Lander agreed that the frequency of the accounting is a critical factor. “If you're not with a recordkeeper who does it, on a daily basis, you may have a client who believes it is a great concept, but not one who believes it's worth changing a vendor for.” There simply are not a lot of providers out there doing it the right way, she said.
Enter the DOL?
Revenue sharing could be heating up as a topic for review by government regulators, panelists said. Liggett said that in the last six months, three of his firm’s clients got requests for information on fees from the Department of Labor. Two requests were: “How is revenue sharing dispersed to your participants?” and “Do you have a policy addressing revenue sharing?”
“It's clearly on the forefront for the DOL, something to be attended to,” Liggett said. In the near term, he said he would caution advisers at least to ask about revenue-sharing to see if potentially fairer arrangements are possible. “Ten years ago, if you had said you had to worry about share classes, people would have rolled their eyes,” he said. “Now the idea is getting more traction. It’s trying to keep ahead of the curve.”
The plan sponsors themselves can also be something of a barrier to adoption, Lander said, stressing that she sees it as such a simple concept. “Everyone pays the same amount of fees.” The way the industry prices plans is somewhat quirky, according to Lander. A plan sponsor should be able to ask what a plan costs and get a simple answer. Instead, she said, it depends on where the money goes in the asset allocation. Lander called this an inadequate answer.

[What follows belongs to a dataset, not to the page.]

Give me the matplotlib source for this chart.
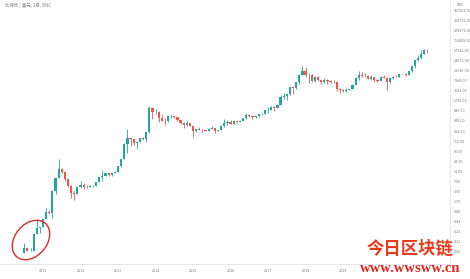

Some plan sponsors are concerned about their employees’ reactions to potential fee levelization, even while agreeing it is the right path to take. “Some plan sponsors are just not ready to go there,” Lander said. “Then we're back to trying to get funds that allow us to distribute revenue somewhat equally.” Her firm moved four firms to revenue equalization, and the outcry has been minimal—perhaps less than half of a percent of the plan participants spoke up, and then it was usually from those participants who had been Vanguard index users and were previously paying nothing. But, she said, a neurosurgeon wrote to her—she had this letter framed—and told her he understood the arrangement, and said she had done the right thing.